I really was not very good so decided to have a lesson at the driving range in Lichfield. The coach asked me to hit a few balls while he videoed me. The idea was that he would analyse my technique and then offer some tips on how I could make some improvements. I thought I’d done pretty well as I connected with the balls and had hit them a fairly long way. The coach told me he had a couple of suggestions. This included my grip, my stance, my head position, my swing rotation and my eyeline. So basically everything. Once he’s made all his suggestions I could hardly hit the ball, and it felt like learning to write left handed. I’m sure it was all perfectly valid, but it was hardly inspiring me.
Armed with my new knowledge I took to the course with Wieland and company and proceeded to be just as bad as ever, much to everyone’s amusement. Every so often we would organise a weekend away at a hotel and golf course in what became known as the ‘Wielnad Cup’. A handicap system was applied to level the playing field, but Wieland generally won. It didn’t help that getting drunk and having a laugh was the main priority rather than the golf.
Much as it was great to spend time with mates, four or five hours on a golf course was getting a bit unmanageable, particularly when my first daughter, Erica, came along. So apart from a few rounds at stag do’s, and work conferences the golf clubs didn’t really get used. The most memorable golf experience at work was at a course near Cheltenham as part of a national sales event. The UK MD for the company at the time was an American, and he was a mad keen golfer. He also used to be an American football quarterback, so was a pretty big guy. Being the MD he would always be the one to tee off first, proudly knocking lumps out of the golf ball with his massive driver. Being quite a loud bloke as well, he would shout something like ‘watch this!’ before smashing it down the fairway. It turned out that myself and another work colleague called JY were in a four ball behind Jim’s group, which consisted of three senior members of the management team. On the approach to one of the greens, JY managed to slice a shot so badly that it went straight towards Jim’s group who were lining up at the next tee. It must have missed the MD’s head by a couple of inches.

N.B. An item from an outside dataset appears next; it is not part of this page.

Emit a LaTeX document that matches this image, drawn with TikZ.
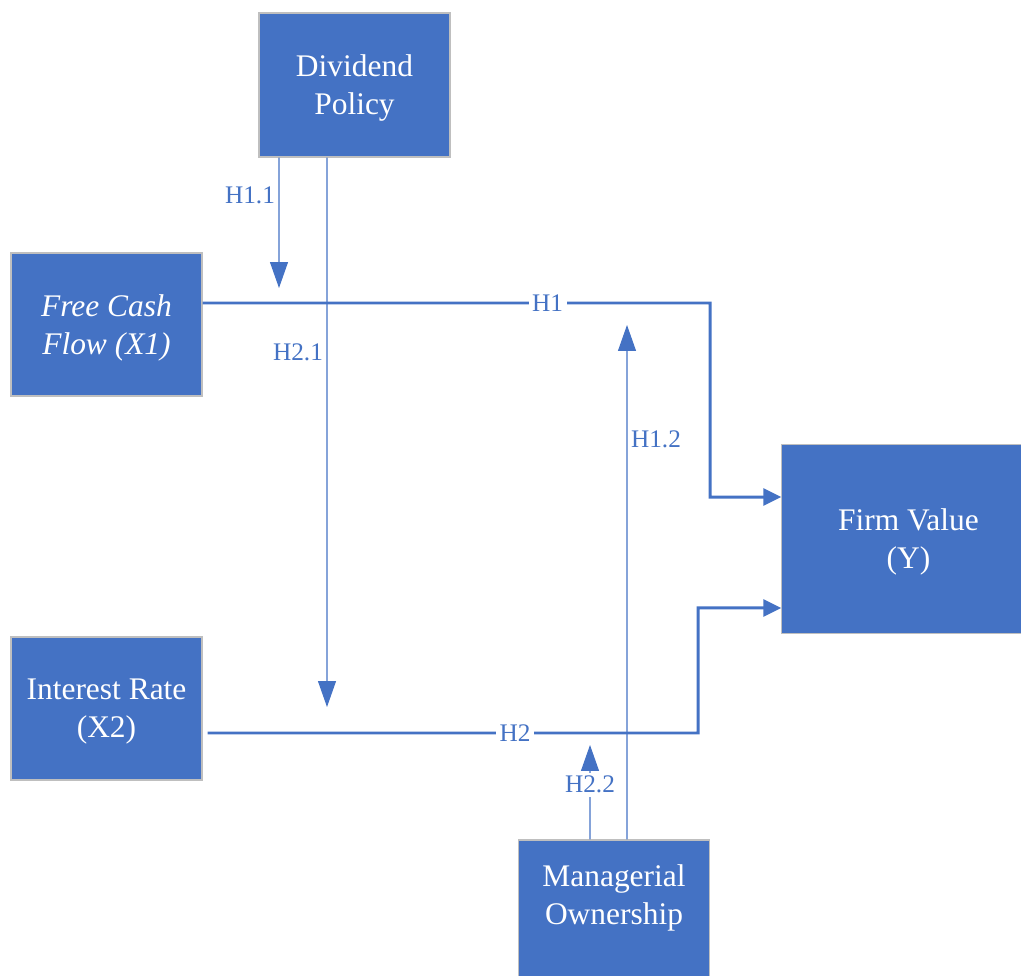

JY’s desperate cries of ‘Four’ didn’t so much to alert the group, much to the anger of one of them who stormed over yelling at us. Jim himself wasn’t that fussed and instead tried to coach JY into improving his swing. Needless to say we hung back a little after that.
Unsurprisingly, the golf clubs got consigned to the garage of discarded hobbies soon after this and haven’t been used again since. Not a huge surprise that golf wasn’t my thing but it had provided a few comedy moments and had helped spend some time with a mate. Golf is now an Olympic sport after being introduced at the 2016 games in Rio, which I find slightly strange. Even so, it’s not something I see myself doing again.